*** Supplied data ***

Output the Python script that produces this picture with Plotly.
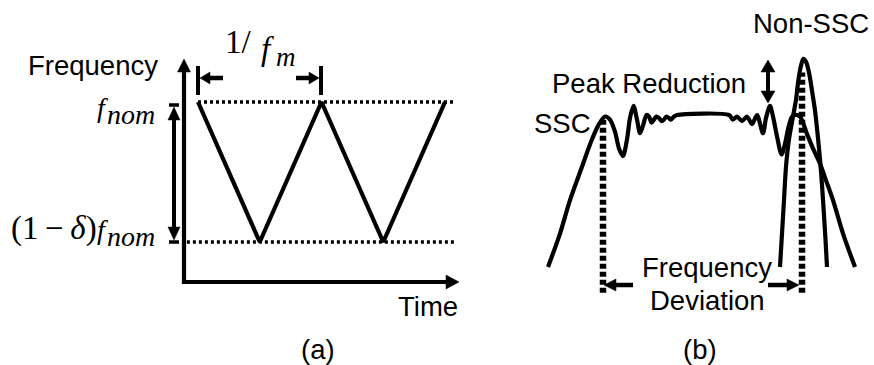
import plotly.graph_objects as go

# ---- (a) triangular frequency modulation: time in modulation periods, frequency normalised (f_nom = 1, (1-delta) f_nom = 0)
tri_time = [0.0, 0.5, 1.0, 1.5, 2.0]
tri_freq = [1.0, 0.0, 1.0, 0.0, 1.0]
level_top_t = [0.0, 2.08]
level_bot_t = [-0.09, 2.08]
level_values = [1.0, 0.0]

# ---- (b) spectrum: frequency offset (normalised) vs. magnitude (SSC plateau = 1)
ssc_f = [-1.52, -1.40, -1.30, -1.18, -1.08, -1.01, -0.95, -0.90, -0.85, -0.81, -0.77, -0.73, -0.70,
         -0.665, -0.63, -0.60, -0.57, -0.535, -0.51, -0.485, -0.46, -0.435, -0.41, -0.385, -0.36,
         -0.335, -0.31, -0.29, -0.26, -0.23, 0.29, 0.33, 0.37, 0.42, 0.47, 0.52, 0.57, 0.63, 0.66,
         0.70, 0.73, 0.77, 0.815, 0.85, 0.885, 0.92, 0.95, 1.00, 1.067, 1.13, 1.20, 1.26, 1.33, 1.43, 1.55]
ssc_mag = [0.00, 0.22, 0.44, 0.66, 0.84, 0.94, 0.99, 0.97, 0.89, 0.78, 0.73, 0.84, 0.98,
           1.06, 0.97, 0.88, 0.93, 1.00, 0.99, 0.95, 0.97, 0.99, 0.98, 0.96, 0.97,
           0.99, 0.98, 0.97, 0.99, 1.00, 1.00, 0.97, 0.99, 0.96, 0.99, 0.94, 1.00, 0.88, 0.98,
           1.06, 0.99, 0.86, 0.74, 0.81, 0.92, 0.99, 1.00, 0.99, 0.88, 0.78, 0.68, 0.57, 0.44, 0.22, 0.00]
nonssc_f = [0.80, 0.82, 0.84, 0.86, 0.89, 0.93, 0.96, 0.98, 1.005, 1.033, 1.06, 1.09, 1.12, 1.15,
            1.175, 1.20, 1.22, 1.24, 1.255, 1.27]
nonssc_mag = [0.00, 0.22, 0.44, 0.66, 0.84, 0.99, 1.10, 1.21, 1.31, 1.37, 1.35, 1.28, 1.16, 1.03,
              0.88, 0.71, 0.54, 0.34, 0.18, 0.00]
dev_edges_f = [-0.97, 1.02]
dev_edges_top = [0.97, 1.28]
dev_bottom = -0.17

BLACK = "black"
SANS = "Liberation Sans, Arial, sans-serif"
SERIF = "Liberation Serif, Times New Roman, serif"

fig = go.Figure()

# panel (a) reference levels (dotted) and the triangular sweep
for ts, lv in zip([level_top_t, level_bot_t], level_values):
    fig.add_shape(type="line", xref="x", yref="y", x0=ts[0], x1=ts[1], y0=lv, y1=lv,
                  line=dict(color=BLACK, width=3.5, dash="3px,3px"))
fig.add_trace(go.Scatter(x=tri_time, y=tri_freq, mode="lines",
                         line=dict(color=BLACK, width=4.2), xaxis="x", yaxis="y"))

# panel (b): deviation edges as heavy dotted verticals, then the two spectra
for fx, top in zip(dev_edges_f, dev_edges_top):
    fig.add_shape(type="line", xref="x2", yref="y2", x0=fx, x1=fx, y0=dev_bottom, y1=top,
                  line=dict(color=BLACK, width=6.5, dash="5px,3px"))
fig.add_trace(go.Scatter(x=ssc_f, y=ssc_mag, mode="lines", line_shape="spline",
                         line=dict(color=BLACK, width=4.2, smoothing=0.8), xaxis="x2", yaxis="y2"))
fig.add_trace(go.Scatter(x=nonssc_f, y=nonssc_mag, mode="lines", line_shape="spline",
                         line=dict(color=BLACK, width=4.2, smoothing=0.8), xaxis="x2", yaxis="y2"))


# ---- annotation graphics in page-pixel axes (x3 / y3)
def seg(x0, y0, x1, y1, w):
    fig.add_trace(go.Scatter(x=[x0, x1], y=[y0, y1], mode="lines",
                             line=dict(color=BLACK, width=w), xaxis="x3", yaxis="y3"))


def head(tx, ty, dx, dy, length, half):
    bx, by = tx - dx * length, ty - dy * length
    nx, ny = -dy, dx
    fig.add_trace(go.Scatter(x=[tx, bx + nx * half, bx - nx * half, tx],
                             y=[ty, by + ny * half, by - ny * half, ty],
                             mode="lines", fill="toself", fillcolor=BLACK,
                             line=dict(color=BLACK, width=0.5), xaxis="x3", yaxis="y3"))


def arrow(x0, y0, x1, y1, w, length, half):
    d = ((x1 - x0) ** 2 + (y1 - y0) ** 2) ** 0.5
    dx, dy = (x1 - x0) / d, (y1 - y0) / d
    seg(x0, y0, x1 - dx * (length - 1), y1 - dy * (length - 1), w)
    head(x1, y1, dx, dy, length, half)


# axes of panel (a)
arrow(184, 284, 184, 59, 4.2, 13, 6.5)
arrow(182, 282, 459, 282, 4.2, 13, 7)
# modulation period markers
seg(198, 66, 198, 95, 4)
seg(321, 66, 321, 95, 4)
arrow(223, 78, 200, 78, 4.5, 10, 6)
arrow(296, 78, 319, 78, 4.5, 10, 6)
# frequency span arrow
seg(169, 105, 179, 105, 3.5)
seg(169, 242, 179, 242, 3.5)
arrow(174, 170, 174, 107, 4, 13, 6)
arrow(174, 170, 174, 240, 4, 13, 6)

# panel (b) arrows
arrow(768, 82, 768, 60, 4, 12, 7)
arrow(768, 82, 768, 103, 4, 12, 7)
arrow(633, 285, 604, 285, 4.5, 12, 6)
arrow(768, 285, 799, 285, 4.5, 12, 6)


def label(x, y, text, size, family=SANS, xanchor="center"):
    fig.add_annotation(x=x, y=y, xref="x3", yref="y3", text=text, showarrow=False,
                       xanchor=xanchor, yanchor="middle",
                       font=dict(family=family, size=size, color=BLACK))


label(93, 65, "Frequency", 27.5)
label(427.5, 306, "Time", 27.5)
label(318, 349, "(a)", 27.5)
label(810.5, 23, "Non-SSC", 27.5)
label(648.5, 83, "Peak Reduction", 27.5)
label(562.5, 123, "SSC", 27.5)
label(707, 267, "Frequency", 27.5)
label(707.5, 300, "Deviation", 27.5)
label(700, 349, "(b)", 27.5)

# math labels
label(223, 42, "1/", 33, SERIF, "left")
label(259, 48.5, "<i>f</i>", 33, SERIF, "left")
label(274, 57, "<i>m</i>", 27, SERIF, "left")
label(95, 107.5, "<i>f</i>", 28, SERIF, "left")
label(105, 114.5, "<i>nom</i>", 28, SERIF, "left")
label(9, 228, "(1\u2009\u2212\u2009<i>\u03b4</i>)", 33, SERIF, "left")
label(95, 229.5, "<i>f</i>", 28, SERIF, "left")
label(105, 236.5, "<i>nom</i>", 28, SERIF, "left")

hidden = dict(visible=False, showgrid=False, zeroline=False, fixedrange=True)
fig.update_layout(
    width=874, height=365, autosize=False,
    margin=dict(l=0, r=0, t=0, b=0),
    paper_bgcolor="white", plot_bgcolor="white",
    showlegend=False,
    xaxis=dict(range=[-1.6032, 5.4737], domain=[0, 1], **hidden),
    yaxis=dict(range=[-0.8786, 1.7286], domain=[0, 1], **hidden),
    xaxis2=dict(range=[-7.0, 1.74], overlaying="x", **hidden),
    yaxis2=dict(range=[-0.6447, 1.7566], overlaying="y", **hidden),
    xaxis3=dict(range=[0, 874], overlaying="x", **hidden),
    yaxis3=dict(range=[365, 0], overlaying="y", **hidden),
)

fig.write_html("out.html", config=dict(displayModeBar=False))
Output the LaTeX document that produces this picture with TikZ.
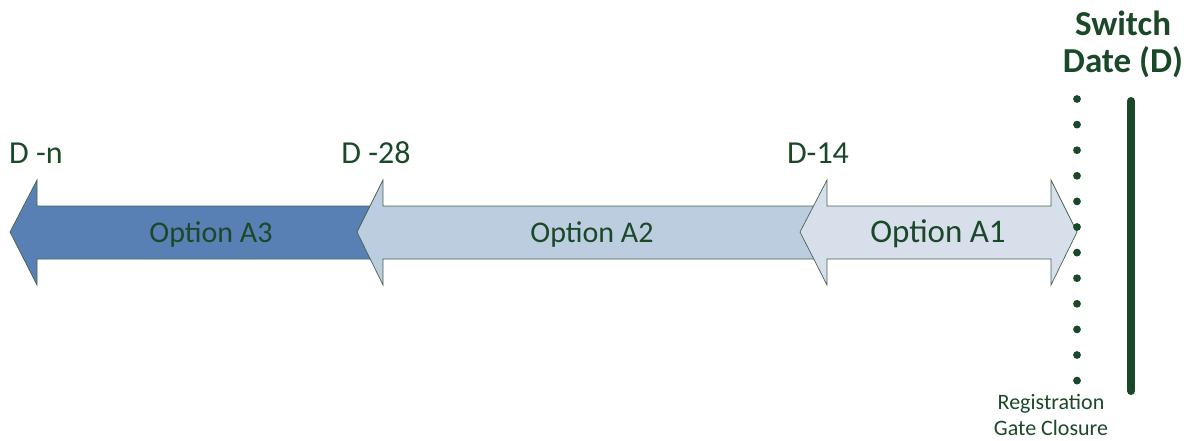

***

Pictures in the records above should not be copied. Repeat everything else exactly.

» **Result below**:
Output the Python script that produces this picture with Plotly.
import plotly.graph_objects as go

# ---- (a) triangular frequency modulation: time in modulation periods, frequency normalised (f_nom = 1, (1-delta) f_nom = 0)
tri_time = [0.0, 0.5, 1.0, 1.5, 2.0]
tri_freq = [1.0, 0.0, 1.0, 0.0, 1.0]
level_top_t = [0.0, 2.08]
level_bot_t = [-0.09, 2.08]
level_values = [1.0, 0.0]

# ---- (b) spectrum: frequency offset (normalised) vs. magnitude (SSC plateau = 1)
ssc_f = [-1.52, -1.40, -1.30, -1.18, -1.08, -1.01, -0.95, -0.90, -0.85, -0.81, -0.77, -0.73, -0.70,
         -0.665, -0.63, -0.60, -0.57, -0.535, -0.51, -0.485, -0.46, -0.435, -0.41, -0.385, -0.36,
         -0.335, -0.31, -0.29, -0.26, -0.23, 0.29, 0.33, 0.37, 0.42, 0.47, 0.52, 0.57, 0.63, 0.66,
         0.70, 0.73, 0.77, 0.815, 0.85, 0.885, 0.92, 0.95, 1.00, 1.067, 1.13, 1.20, 1.26, 1.33, 1.43, 1.55]
ssc_mag = [0.00, 0.22, 0.44, 0.66, 0.84, 0.94, 0.99, 0.97, 0.89, 0.78, 0.73, 0.84, 0.98,
           1.06, 0.97, 0.88, 0.93, 1.00, 0.99, 0.95, 0.97, 0.99, 0.98, 0.96, 0.97,
           0.99, 0.98, 0.97, 0.99, 1.00, 1.00, 0.97, 0.99, 0.96, 0.99, 0.94, 1.00, 0.88, 0.98,
           1.06, 0.99, 0.86, 0.74, 0.81, 0.92, 0.99, 1.00, 0.99, 0.88, 0.78, 0.68, 0.57, 0.44, 0.22, 0.00]
nonssc_f = [0.80, 0.82, 0.84, 0.86, 0.89, 0.93, 0.96, 0.98, 1.005, 1.033, 1.06, 1.09, 1.12, 1.15,
            1.175, 1.20, 1.22, 1.24, 1.255, 1.27]
nonssc_mag = [0.00, 0.22, 0.44, 0.66, 0.84, 0.99, 1.10, 1.21, 1.31, 1.37, 1.35, 1.28, 1.16, 1.03,
              0.88, 0.71, 0.54, 0.34, 0.18, 0.00]
dev_edges_f = [-0.97, 1.02]
dev_edges_top = [0.97, 1.28]
dev_bottom = -0.17

BLACK = "black"
SANS = "Liberation Sans, Arial, sans-serif"
SERIF = "Liberation Serif, Times New Roman, serif"

fig = go.Figure()

# panel (a) reference levels (dotted) and the triangular sweep
for ts, lv in zip([level_top_t, level_bot_t], level_values):
    fig.add_shape(type="line", xref="x", yref="y", x0=ts[0], x1=ts[1], y0=lv, y1=lv,
                  line=dict(color=BLACK, width=3.5, dash="3px,3px"))
fig.add_trace(go.Scatter(x=tri_time, y=tri_freq, mode="lines",
                         line=dict(color=BLACK, width=4.2), xaxis="x", yaxis="y"))

# panel (b): deviation edges as heavy dotted verticals, then the two spectra
for fx, top in zip(dev_edges_f, dev_edges_top):
    fig.add_shape(type="line", xref="x2", yref="y2", x0=fx, x1=fx, y0=dev_bottom, y1=top,
                  line=dict(color=BLACK, width=6.5, dash="5px,3px"))
fig.add_trace(go.Scatter(x=ssc_f, y=ssc_mag, mode="lines", line_shape="spline",
                         line=dict(color=BLACK, width=4.2, smoothing=0.8), xaxis="x2", yaxis="y2"))
fig.add_trace(go.Scatter(x=nonssc_f, y=nonssc_mag, mode="lines", line_shape="spline",
                         line=dict(color=BLACK, width=4.2, smoothing=0.8), xaxis="x2", yaxis="y2"))


# ---- annotation graphics in page-pixel axes (x3 / y3)
def seg(x0, y0, x1, y1, w):
    fig.add_trace(go.Scatter(x=[x0, x1], y=[y0, y1], mode="lines",
                             line=dict(color=BLACK, width=w), xaxis="x3", yaxis="y3"))


def head(tx, ty, dx, dy, length, half):
    bx, by = tx - dx * length, ty - dy * length
    nx, ny = -dy, dx
    fig.add_trace(go.Scatter(x=[tx, bx + nx * half, bx - nx * half, tx],
                             y=[ty, by + ny * half, by - ny * half, ty],
                             mode="lines", fill="toself", fillcolor=BLACK,
                             line=dict(color=BLACK, width=0.5), xaxis="x3", yaxis="y3"))


def arrow(x0, y0, x1, y1, w, length, half):
    d = ((x1 - x0) ** 2 + (y1 - y0) ** 2) ** 0.5
    dx, dy = (x1 - x0) / d, (y1 - y0) / d
    seg(x0, y0, x1 - dx * (length - 1), y1 - dy * (length - 1), w)
    head(x1, y1, dx, dy, length, half)


# axes of panel (a)
arrow(184, 284, 184, 59, 4.2, 13, 6.5)
arrow(182, 282, 459, 282, 4.2, 13, 7)
# modulation period markers
seg(198, 66, 198, 95, 4)
seg(321, 66, 321, 95, 4)
arrow(223, 78, 200, 78, 4.5, 10, 6)
arrow(296, 78, 319, 78, 4.5, 10, 6)
# frequency span arrow
seg(169, 105, 179, 105, 3.5)
seg(169, 242, 179, 242, 3.5)
arrow(174, 170, 174, 107, 4, 13, 6)
arrow(174, 170, 174, 240, 4, 13, 6)

# panel (b) arrows
arrow(768, 82, 768, 60, 4, 12, 7)
arrow(768, 82, 768, 103, 4, 12, 7)
arrow(633, 285, 604, 285, 4.5, 12, 6)
arrow(768, 285, 799, 285, 4.5, 12, 6)


def label(x, y, text, size, family=SANS, xanchor="center"):
    fig.add_annotation(x=x, y=y, xref="x3", yref="y3", text=text, showarrow=False,
                       xanchor=xanchor, yanchor="middle",
                       font=dict(family=family, size=size, color=BLACK))


label(93, 65, "Frequency", 27.5)
label(427.5, 306, "Time", 27.5)
label(318, 349, "(a)", 27.5)
label(810.5, 23, "Non-SSC", 27.5)
label(648.5, 83, "Peak Reduction", 27.5)
label(562.5, 123, "SSC", 27.5)
label(707, 267, "Frequency", 27.5)
label(707.5, 300, "Deviation", 27.5)
label(700, 349, "(b)", 27.5)

# math labels
label(223, 42, "1/", 33, SERIF, "left")
label(259, 48.5, "<i>f</i>", 33, SERIF, "left")
label(274, 57, "<i>m</i>", 27, SERIF, "left")
label(95, 107.5, "<i>f</i>", 28, SERIF, "left")
label(105, 114.5, "<i>nom</i>", 28, SERIF, "left")
label(9, 228, "(1\u2009\u2212\u2009<i>\u03b4</i>)", 33, SERIF, "left")
label(95, 229.5, "<i>f</i>", 28, SERIF, "left")
label(105, 236.5, "<i>nom</i>", 28, SERIF, "left")

hidden = dict(visible=False, showgrid=False, zeroline=False, fixedrange=True)
fig.update_layout(
    width=874, height=365, autosize=False,
    margin=dict(l=0, r=0, t=0, b=0),
    paper_bgcolor="white", plot_bgcolor="white",
    showlegend=False,
    xaxis=dict(range=[-1.6032, 5.4737], domain=[0, 1], **hidden),
    yaxis=dict(range=[-0.8786, 1.7286], domain=[0, 1], **hidden),
    xaxis2=dict(range=[-7.0, 1.74], overlaying="x", **hidden),
    yaxis2=dict(range=[-0.6447, 1.7566], overlaying="y", **hidden),
    xaxis3=dict(range=[0, 874], overlaying="x", **hidden),
    yaxis3=dict(range=[365, 0], overlaying="y", **hidden),
)

fig.write_html("out.html", config=dict(displayModeBar=False))
Output the LaTeX document that produces this picture with TikZ.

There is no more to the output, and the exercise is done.